**AIM:** Restate each of the lines below word for word and drop every picture.

**MATERIAL PROVIDED:**
-- BEGIN --

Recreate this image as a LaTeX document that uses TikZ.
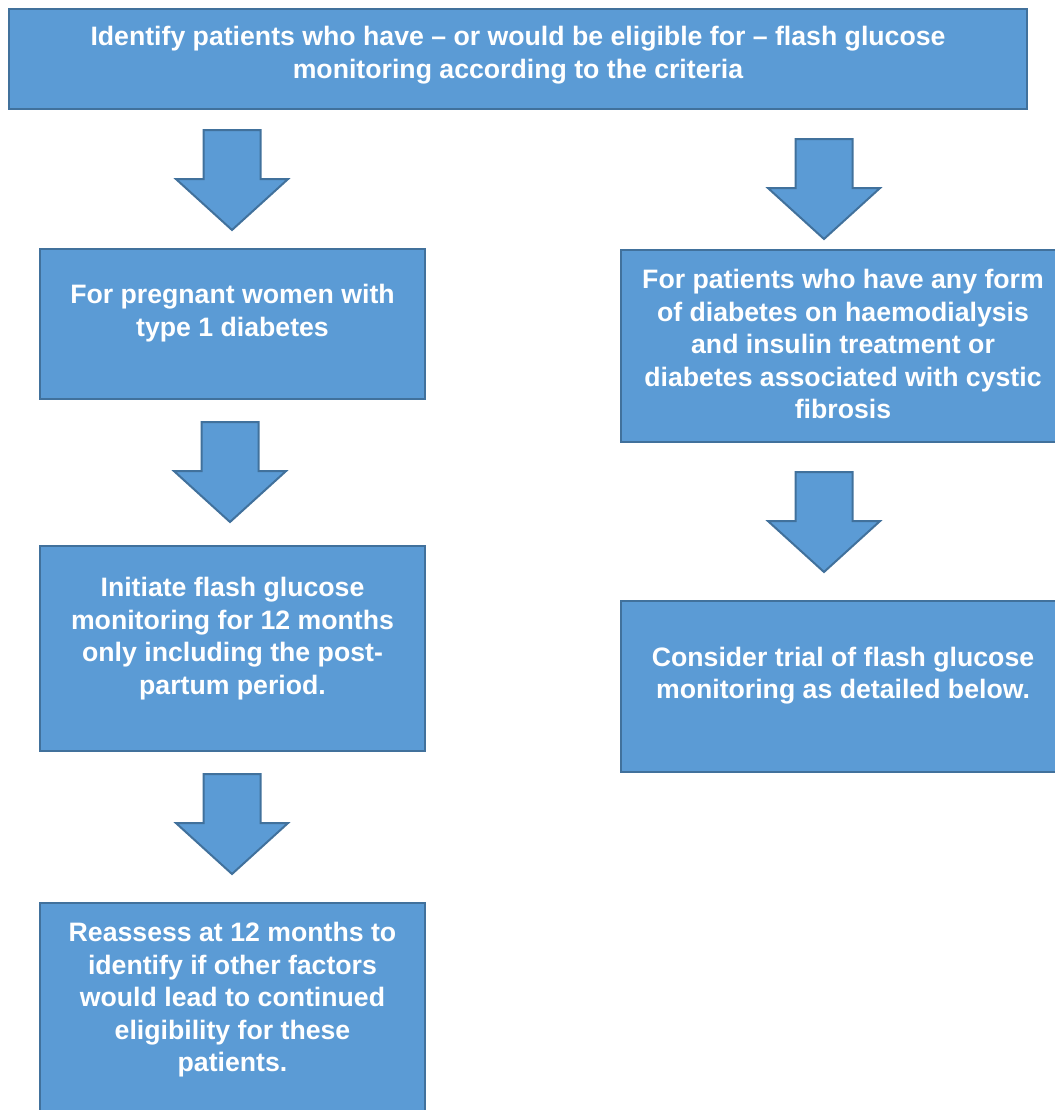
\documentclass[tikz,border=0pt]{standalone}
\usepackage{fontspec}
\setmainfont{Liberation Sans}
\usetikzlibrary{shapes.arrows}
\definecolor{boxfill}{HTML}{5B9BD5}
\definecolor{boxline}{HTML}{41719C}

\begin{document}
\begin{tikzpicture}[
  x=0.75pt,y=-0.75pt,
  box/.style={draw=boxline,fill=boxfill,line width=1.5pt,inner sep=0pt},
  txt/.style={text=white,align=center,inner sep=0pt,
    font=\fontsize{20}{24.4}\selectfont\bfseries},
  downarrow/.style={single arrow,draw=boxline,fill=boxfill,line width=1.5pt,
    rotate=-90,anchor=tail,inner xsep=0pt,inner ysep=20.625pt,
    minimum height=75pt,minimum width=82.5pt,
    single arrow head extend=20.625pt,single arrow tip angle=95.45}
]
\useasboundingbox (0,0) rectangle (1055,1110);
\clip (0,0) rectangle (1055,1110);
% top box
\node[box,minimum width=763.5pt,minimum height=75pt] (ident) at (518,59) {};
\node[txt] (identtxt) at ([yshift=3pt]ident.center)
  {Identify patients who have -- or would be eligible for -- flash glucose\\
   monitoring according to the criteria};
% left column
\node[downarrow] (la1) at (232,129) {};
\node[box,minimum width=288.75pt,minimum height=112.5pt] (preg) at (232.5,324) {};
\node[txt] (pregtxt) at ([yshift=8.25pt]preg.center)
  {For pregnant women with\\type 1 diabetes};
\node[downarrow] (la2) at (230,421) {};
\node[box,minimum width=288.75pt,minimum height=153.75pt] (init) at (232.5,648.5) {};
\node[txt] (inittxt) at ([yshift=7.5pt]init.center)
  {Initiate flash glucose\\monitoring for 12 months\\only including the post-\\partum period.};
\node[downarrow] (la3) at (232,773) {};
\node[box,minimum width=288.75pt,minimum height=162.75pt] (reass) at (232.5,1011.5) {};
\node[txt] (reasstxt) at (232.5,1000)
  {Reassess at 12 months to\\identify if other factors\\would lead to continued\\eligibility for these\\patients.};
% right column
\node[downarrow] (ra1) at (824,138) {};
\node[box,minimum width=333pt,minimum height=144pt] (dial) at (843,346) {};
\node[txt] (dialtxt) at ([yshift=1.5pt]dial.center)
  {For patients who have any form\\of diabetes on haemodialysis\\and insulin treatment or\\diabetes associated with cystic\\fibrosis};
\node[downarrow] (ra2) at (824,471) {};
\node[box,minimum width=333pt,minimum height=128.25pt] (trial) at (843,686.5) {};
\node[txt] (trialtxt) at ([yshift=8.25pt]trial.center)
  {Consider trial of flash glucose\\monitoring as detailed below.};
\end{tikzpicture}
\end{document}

-- END --

**TASK ANSWER:**
Recreate this image as a LaTeX document that uses TikZ.
\documentclass[tikz,border=0pt]{standalone}
\usepackage{fontspec}
\setmainfont{Liberation Sans}
\usetikzlibrary{shapes.arrows}
\definecolor{boxfill}{HTML}{5B9BD5}
\definecolor{boxline}{HTML}{41719C}

\begin{document}
\begin{tikzpicture}[
  x=0.75pt,y=-0.75pt,
  box/.style={draw=boxline,fill=boxfill,line width=1.5pt,inner sep=0pt},
  txt/.style={text=white,align=center,inner sep=0pt,
    font=\fontsize{20}{24.4}\selectfont\bfseries},
  downarrow/.style={single arrow,draw=boxline,fill=boxfill,line width=1.5pt,
    rotate=-90,anchor=tail,inner xsep=0pt,inner ysep=20.625pt,
    minimum height=75pt,minimum width=82.5pt,
    single arrow head extend=20.625pt,single arrow tip angle=95.45}
]
\useasboundingbox (0,0) rectangle (1055,1110);
\clip (0,0) rectangle (1055,1110);
% top box
\node[box,minimum width=763.5pt,minimum height=75pt] (ident) at (518,59) {};
\node[txt] (identtxt) at ([yshift=3pt]ident.center)
  {Identify patients who have -- or would be eligible for -- flash glucose\\
   monitoring according to the criteria};
% left column
\node[downarrow] (la1) at (232,129) {};
\node[box,minimum width=288.75pt,minimum height=112.5pt] (preg) at (232.5,324) {};
\node[txt] (pregtxt) at ([yshift=8.25pt]preg.center)
  {For pregnant women with\\type 1 diabetes};
\node[downarrow] (la2) at (230,421) {};
\node[box,minimum width=288.75pt,minimum height=153.75pt] (init) at (232.5,648.5) {};
\node[txt] (inittxt) at ([yshift=7.5pt]init.center)
  {Initiate flash glucose\\monitoring for 12 months\\only including the post-\\partum period.};
\node[downarrow] (la3) at (232,773) {};
\node[box,minimum width=288.75pt,minimum height=162.75pt] (reass) at (232.5,1011.5) {};
\node[txt] (reasstxt) at (232.5,1000)
  {Reassess at 12 months to\\identify if other factors\\would lead to continued\\eligibility for these\\patients.};
% right column
\node[downarrow] (ra1) at (824,138) {};
\node[box,minimum width=333pt,minimum height=144pt] (dial) at (843,346) {};
\node[txt] (dialtxt) at ([yshift=1.5pt]dial.center)
  {For patients who have any form\\of diabetes on haemodialysis\\and insulin treatment or\\diabetes associated with cystic\\fibrosis};
\node[downarrow] (ra2) at (824,471) {};
\node[box,minimum width=333pt,minimum height=128.25pt] (trial) at (843,686.5) {};
\node[txt] (trialtxt) at ([yshift=8.25pt]trial.center)
  {Consider trial of flash glucose\\monitoring as detailed below.};
\end{tikzpicture}
\end{document}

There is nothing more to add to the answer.